Dean Venables says he has noticed some Corkonians engaging in “social vandalism” in order to increase access to public amenities.
People have taken the top bricks off walls to create a makeshift step. This creates a more direct route to public amenities, like Ballincollig Regional Park. It also means people can avoid walking on a noisy main road.
“It is very interesting, it is vandalism, but for the good of the neighbourhood and the people,” Dr Venables told The Echo. “The new pathway extended Ballincollig Park to Manor Hill estates, but people are still trying to create a more direct route.
“The other day I saw a mother with her two children, aged around five or six, climbing over the wall on a makeshift step. They passed over a doll’s pram and a scooter.
“I saw three students hop over the same wall today to get to school quicker. They could have walked along the main road, but that is noisy and polluted.
“These aren’t anti-social yobs, they are just trying to access a wonderful amenity without walking half a kilometre around the neighbourhood.”
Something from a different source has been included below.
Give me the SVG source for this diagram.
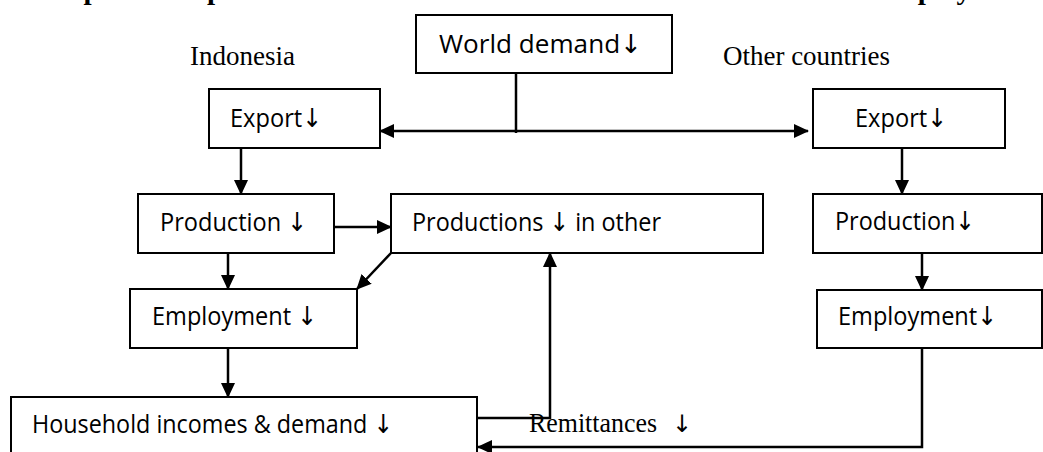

Dr Venables says this is why the idea of “permeability” is important when it comes to city planning.
“This is the ability for people to get around easily by walking or cycling.
“Most estates in Cork have a single entrance for vehicles. It is mainly done for security reasons but I would question this, if someone is going to burgle a house, a wall won’t deter them.
“People who live a bit further away will take their cars to work, school and the park because there are so many walls up, their pedestrian route is longer. Increasing permeability [by opening up doorways between estates] can improve people’s travel choices.
“There would be less traffic on the road and air pollution would decrease,” Dr Venables adds.
Increasing permeability would also not cost too much, according to the cycling campaigner.
“You could knock a hole in the wall for a few hundred euros.”